Controllable Textual Inversion for Personalized Text-to-Image Generation
Jianan Yang, Haobo Wang, Yanming Zhang, Ruixuan Xiao, Sai Wu, Gang Chen, Junbo Zhao
TL;DR
Controllable Textual Inversion (COTI) addresses the data inefficiency and brittleness of traditional Textual Inversion for personalized text-to-image generation by jointly optimizing the new concept embedding and an actively expanded training set. It introduces a theoretically guided MMSE-inspired framework with a dual scoring system (aesthetics and concept-matching) and a dynamic training schedule to select high-quality data from web sources and train embeddings.
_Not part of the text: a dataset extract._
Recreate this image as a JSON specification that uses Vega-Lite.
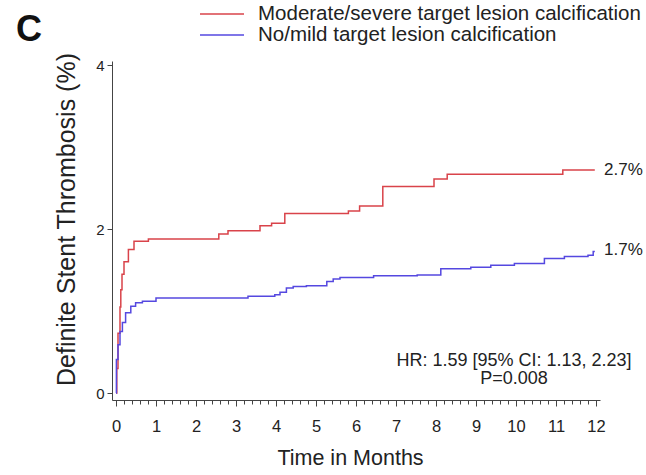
{
  "$schema": "https://vega.github.io/schema/vega-lite/v6.json",
  "width": 488,
  "height": 339,
  "autosize": "none",
  "padding": {"left": 112, "top": 61, "right": 46, "bottom": 75},
  "background": "white",
  "config": {
    "font": "Liberation Sans",
    "view": {"stroke": null},
    "axis": {"domainColor": "#444", "tickColor": "#444", "labelColor": "#222", "titleColor": "#222", "grid": false, "labelFont": "Liberation Sans", "titleFont": "Liberation Sans", "titleFontWeight": "normal"}
  },
  "title": {"text": "C", "anchor": "start", "frame": "group", "fontSize": 36, "fontWeight": "bold", "font": "Liberation Sans", "color": "#111", "dx": -96, "offset": 8, "baseline": "alphabetic", "dy": 80},
  "datasets": {
    "curves": [
      {"series": "Moderate/severe target lesion calcification", "month": 0, "pct": 0},
      {"series": "Moderate/severe target lesion calcification", "month": 0.02, "pct": 0.3},
      {"series": "Moderate/severe target lesion calcification", "month": 0.05, "pct": 0.73},
      {"series": "Moderate/severe target lesion calcification", "month": 0.1, "pct": 1.05},
      {"series": "Moderate/severe target lesion calcification", "month": 0.12, "pct": 1.26},
      {"series": "Moderate/severe target lesion calcification", "month": 0.15, "pct": 1.45},
      {"series": "Moderate/severe target lesion calcification", "month": 0.2, "pct": 1.6},
      {"series": "Moderate/severe target lesion calcification", "month": 0.31, "pct": 1.75},
      {"series": "Moderate/severe target lesion calcification", "month": 0.45, "pct": 1.85},
      {"series": "Moderate/severe target lesion calcification", "month": 0.81, "pct": 1.88},
      {"series": "Moderate/severe target lesion calcification", "month": 2.57, "pct": 1.94},
      {"series": "Moderate/severe target lesion calcification", "month": 2.8, "pct": 1.98},
      {"series": "Moderate/severe target lesion calcification", "month": 3.6, "pct": 2.04},
      {"series": "Moderate/severe target lesion calcification", "month": 3.89, "pct": 2.07},
      {"series": "Moderate/severe target lesion calcification", "month": 4.22, "pct": 2.19},
      {"series": "Moderate/severe target lesion calcification", "month": 5.81, "pct": 2.22},
      {"series": "Moderate/severe target lesion calcification", "month": 6.09, "pct": 2.28},
      {"series": "Moderate/severe target lesion calcification", "month": 6.67, "pct": 2.52},
      {"series": "Moderate/severe target lesion calcification", "month": 7.95, "pct": 2.61},
      {"series": "Moderate/severe target lesion calcification", "month": 8.28, "pct": 2.67},
      {"series": "Moderate/severe target lesion calcification", "month": 11.17, "pct": 2.72},
      {"series": "Moderate/severe target lesion calcification", "month": 11.97, "pct": 2.72},
      {"series": "No/mild target lesion calcification", "month": 0, "pct": 0},
      {"series": "No/mild target lesion calcification", "month": 0.01, "pct": 0.41},
      {"series": "No/mild target lesion calcification", "month": 0.05, "pct": 0.59},
      {"series": "No/mild target lesion calcification", "month": 0.1, "pct": 0.75},
      {"series": "No/mild target lesion calcification", "month": 0.16, "pct": 0.86},
      {"series": "No/mild target lesion calcification", "month": 0.24, "pct": 0.98},
      {"series": "No/mild target lesion calcification", "month": 0.37, "pct": 1.06},
      {"series": "No/mild target lesion calcification", "month": 0.49, "pct": 1.1},
      {"series": "No/mild target lesion calcification", "month": 0.66, "pct": 1.12},
      {"series": "No/mild target lesion calcification", "month": 1.0, "pct": 1.16},
      {"series": "No/mild target lesion calcification", "month": 3.3, "pct": 1.18},
      {"series": "No/mild target lesion calcification", "month": 3.97, "pct": 1.2},
      {"series": "No/mild target lesion calcification", "month": 4.1, "pct": 1.23},
      {"series": "No/mild target lesion calcification", "month": 4.26, "pct": 1.28},
      {"series": "No/mild target lesion calcification", "month": 4.43, "pct": 1.3},
      {"series": "No/mild target lesion calcification", "month": 4.76, "pct": 1.31},
      {"series": "No/mild target lesion calcification", "month": 5.27, "pct": 1.36},
      {"series": "No/mild target lesion calcification", "month": 5.43, "pct": 1.39},
      {"series": "No/mild target lesion calcification", "month": 5.6, "pct": 1.41},
      {"series": "No/mild target lesion calcification", "month": 6.44, "pct": 1.43},
      {"series": "No/mild target lesion calcification", "month": 7.53, "pct": 1.44},
      {"series": "No/mild target lesion calcification", "month": 8.12, "pct": 1.515},
      {"series": "No/mild target lesion calcification", "month": 8.87, "pct": 1.535},
      {"series": "No/mild target lesion calcification", "month": 9.37, "pct": 1.56},
      {"series": "No/mild target lesion calcification", "month": 9.96, "pct": 1.58},
      {"series": "No/mild target lesion calcification", "month": 10.71, "pct": 1.64},
      {"series": "No/mild target lesion calcification", "month": 11.21, "pct": 1.665},
      {"series": "No/mild target lesion calcification", "month": 11.8, "pct": 1.68},
      {"series": "No/mild target lesion calcification", "month": 11.93, "pct": 1.725},
      {"series": "No/mild target lesion calcification", "month": 11.97, "pct": 1.725}
    ],
    "endLabels": [
      {"month": 12.2, "pct": 2.72, "label": "2.7%"},
      {"month": 12.2, "pct": 1.74, "label": "1.7%"}
    ],
    "stats": [
      {"month": 9.95, "pct": 0.325, "label": "HR: 1.59 [95% CI: 1.13, 2.23]"},
      {"month": 9.95, "pct": 0.105, "label": "P=0.008"}
    ]
  },
  "layer": [
    {
      "data": {"name": "curves"},
      "mark": {"type": "line", "interpolate": "step-after", "strokeWidth": 1.5},
      "encoding": {
        "x": {
          "field": "month", "type": "quantitative",
          "scale": {"domain": [-0.1, 12.1], "nice": false, "zero": false},
          "axis": {
            "title": "Time in Months",
            "titleFontSize": 21.5, "titlePadding": 13, "titleX": 238,
            "labelFontSize": 16.5, "labelPadding": 12,
            "tickCount": 200,
            "values": [0,0.2,0.4,0.6,0.8,1,1.2,1.4,1.6,1.8,2,2.2,2.4,2.6,2.8,3,3.2,3.4,3.6,3.8,4,4.2,4.4,4.6,4.8,5,5.2,5.4,5.6,5.8,6,6.2,6.4,6.6,6.8,7,7.2,7.4,7.6,7.8,8,8.2,8.4,8.6,8.8,9,9.2,9.4,9.6,9.8,10,10.2,10.4,10.6,10.8,11,11.2,11.4,11.6,11.8,12],
            "labelExpr": "abs(datum.value - round(datum.value)) < 0.01 ? format(datum.value, 'd') : ''",
            "tickSize": {"condition": {"test": "abs(datum.value - round(datum.value)) < 0.01", "value": 6}, "value": 4},
            "labelOverlap": false, "labelFlush": false
          }
        },
        "y": {
          "field": "pct", "type": "quantitative",
          "scale": {"domain": [-0.085, 4.05], "nice": false, "zero": false},
          "axis": {
            "title": "Definite Stent Thrombosis (%)",
            "titleFontSize": 25, "titlePadding": 16, "titleY": 158,
            "labelFontSize": 15, "labelPadding": 3, "tickSize": 5,
            "values": [0, 2, 4], "format": "d"
          }
        },
        "color": {
          "field": "series", "type": "nominal",
          "scale": {"domain": ["Moderate/severe target lesion calcification", "No/mild target lesion calcification"], "range": ["#d9434a", "#5548e0"]},
          "legend": {
            "title": null, "orient": "none", "legendX": 87, "legendY": -56,
            "symbolType": "stroke", "symbolSize": 1936, "symbolStrokeWidth": 1.5,
            "labelFontSize": 20.5, "labelOffset": 13, "labelColor": "#222", "labelLimit": 500,
            "clipHeight": 18, "rowPadding": 0, "padding": 0
          }
        }
      }
    },
    {
      "data": {"name": "endLabels"},
      "mark": {"type": "text", "align": "left", "baseline": "middle", "fontSize": 17, "color": "#222"},
      "encoding": {
        "x": {"field": "month", "type": "quantitative"},
        "y": {"field": "pct", "type": "quantitative"},
        "text": {"field": "label"}
      }
    },
    {
      "data": {"name": "stats"},
      "mark": {"type": "text", "align": "center", "baseline": "alphabetic", "fontSize": 18, "color": "#222"},
      "encoding": {
        "x": {"field": "month", "type": "quantitative"},
        "y": {"field": "pct", "type": "quantitative"},
        "text": {"field": "label"}
      }
    }
  ]
}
Empirically, COTI achieves substantial gains in FID and R-precision over TI baselines and demonstrates robust, cycle-wise refinement of concept representations without manual labeling. The approach offers a practical, scalable path to deploying personalized T2I at scale, with clear guidance for integrating automatic data acquisition and adaptive optimization.
Abstract
The recent large-scale generative modeling has attained unprecedented performance especially in producing high-fidelity images driven by text prompts. Text inversion (TI), alongside the text-to-image model backbones, is proposed as an effective technique in personalizing the generation when the prompts contain user-defined, unseen or long-tail concept tokens. Despite that, we find and show that the deployment of TI remains full of "dark-magics" -- to name a few, the harsh requirement of additional datasets, arduous human efforts in the loop and lack of robustness. In this work, we propose a much-enhanced version of TI, dubbed Controllable Textual Inversion (COTI), in resolving all the aforementioned problems and in turn delivering a robust, data-efficient and easy-to-use framework. The core to COTI is a theoretically-guided loss objective instantiated with a comprehensive and novel weighted scoring mechanism, encapsulated by an active-learning paradigm. The extensive results show that COTI significantly outperforms the prior TI-related approaches with a 26.05 decrease in the FID score and a 23.00% boost in the R-precision.